Under the DPPA, the plaintiff has the burden of pleading that a defendant accessed a motor vehicle record with an impermissible purpose. See Maracich v. Spears , 675 F.3d 281, 299-300 (4th Cir. 2012), vacated on other grounds, 133 S.Ct. 2191 (2013); Howard v. Criminal Info. Servs., Inc. , 654 F.3d 887, 890-91 (9th Cir. 2011); Thomas v. George, Hartz, Lundeen, Fulmer, Johnstone, King, & Stevens, P.A. , 525 F.3d 1107, 1113-14 (11th Cir. 2008). Here, Potocnik alleges that defendants must have had an improper purpose in accessing his record because of the number of times his record was accessed, the odd hours of some of the look-ups, and the curiosity surrounding his resignation. Potocnik thus asks the court to speculate and conclude - based on these bare allegations - that the purposes of law enforcement personnel were impermissible. As already explained, however, "labels and conclusions or a formulaic recitation of the elements of a cause of action" are not sufficient to state a claim. Iqbal , 556 U.S. at 678 (citation and internal quotation marks omitted). Although at this stage in the proceedings, Potocnik is entitled to the benefit of all reasonable inferences, a "reasonable inference is one which may be drawn from the evidence without resort to speculation. " Kinserlow v. CMI Corp. , 217 F.3d 1021, 1026 (8th Cir. 2000) (emphasis added) (citation and internal quotation marks omitted).

Potocnik argues that his complaint is bolstered because he resigned from the Minneapolis Police Department following a publicized internal investigation. This fact, however, does not raise his claim above the speculative level, because Potocnik does nothing to connect his resignation to the conduct at issue.[3] Cf. Heglund v. Aitkin Cnty., No. 14-296, 2014 WL 4414821, at *6 (D. Minn. Sept. 5, 2014) (finding a plausible claim where plaintiff was a law enforcement officer in the county with the most look-ups, her current husband had been harassed by her ex-husband - who is also a law enforcement officer with access to the database - and her current husband's record was simultaneously accessed); Smythe v. City of Onamia, No. 12-03149 , 2013 WL 2443849, at *6 (D. Minn. June 5, 2013) (concluding that plaintiff plausibly stated a DPPA claim because he alleged in detail a "long and contentious history" between himself and the person solely responsible for accessing his data).

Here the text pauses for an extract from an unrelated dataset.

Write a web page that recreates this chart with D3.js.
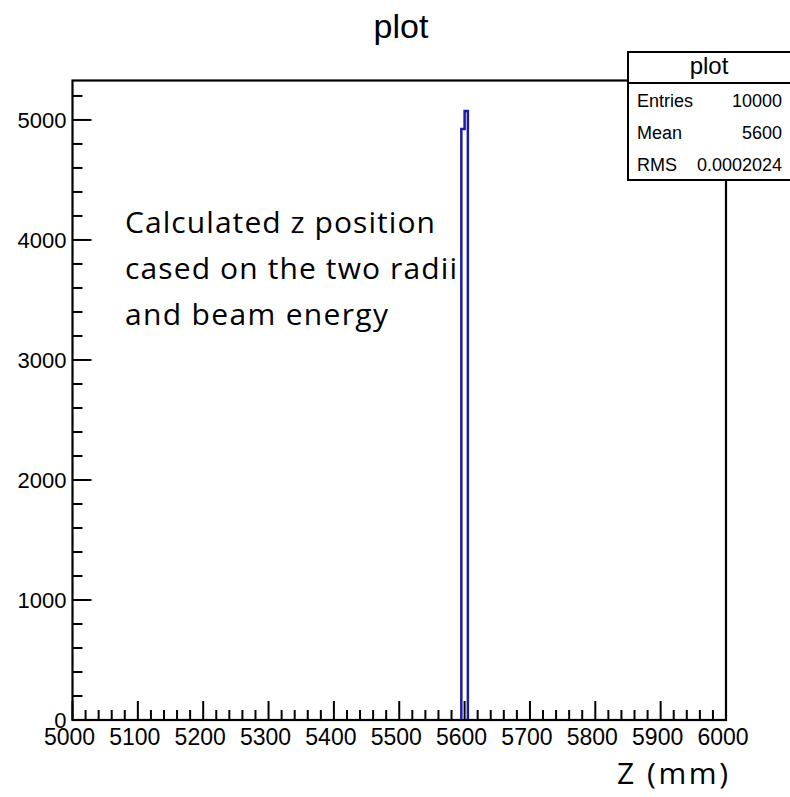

Moreover, "in the absence of clear evidence to the contrary, courts presume that [public officers] have properly discharged their official duties." United States v. Chem. Found., Inc. , 272 U.S. 1, 14-15 (1926), cited with approval in Wilburn v. Astrue , 626 F.3d 999, 1003-04 (8th Cir. 2010). Further, the legislative history of the DPPA indicates that Congress intended to preserve broad discretion for government entities and agents in accessing motor vehicle records. See Kost, 983 F.Supp.2d at 1133. As a result, the court will not infer from bare, conclusory allegations that defendants' purposes were improper. See Lancaster v. City of Pleasanton, No. C-12-05267, 2013 WL 5182949, at *3-4 (N.D. Cal. Sept. 13, 2013) (dismissing DPPA claim as insufficiently detailed to satisfy Rule 8(a) pleading requirements). Therefore, Potocnik has not adequately pleaded the DPPA claims under Twombly and Iqbal, and dismissal of the remaining timely DPPA claims is warranted.

III. Severance

St. Paul moves for severance under Rule 20. Because the court has determined that Potocnik fails to state a claim, the motion to sever is denied as moot.


Accordingly, based on the above, IT IS HEREBY ORDERED that:

1. The motion to dismiss [ECF No. 4] is granted;

2. The motion to sever [ECF No. 4] is denied as moot; and

3. The motion for judgment on the pleadings [ECF No. 12] is granted.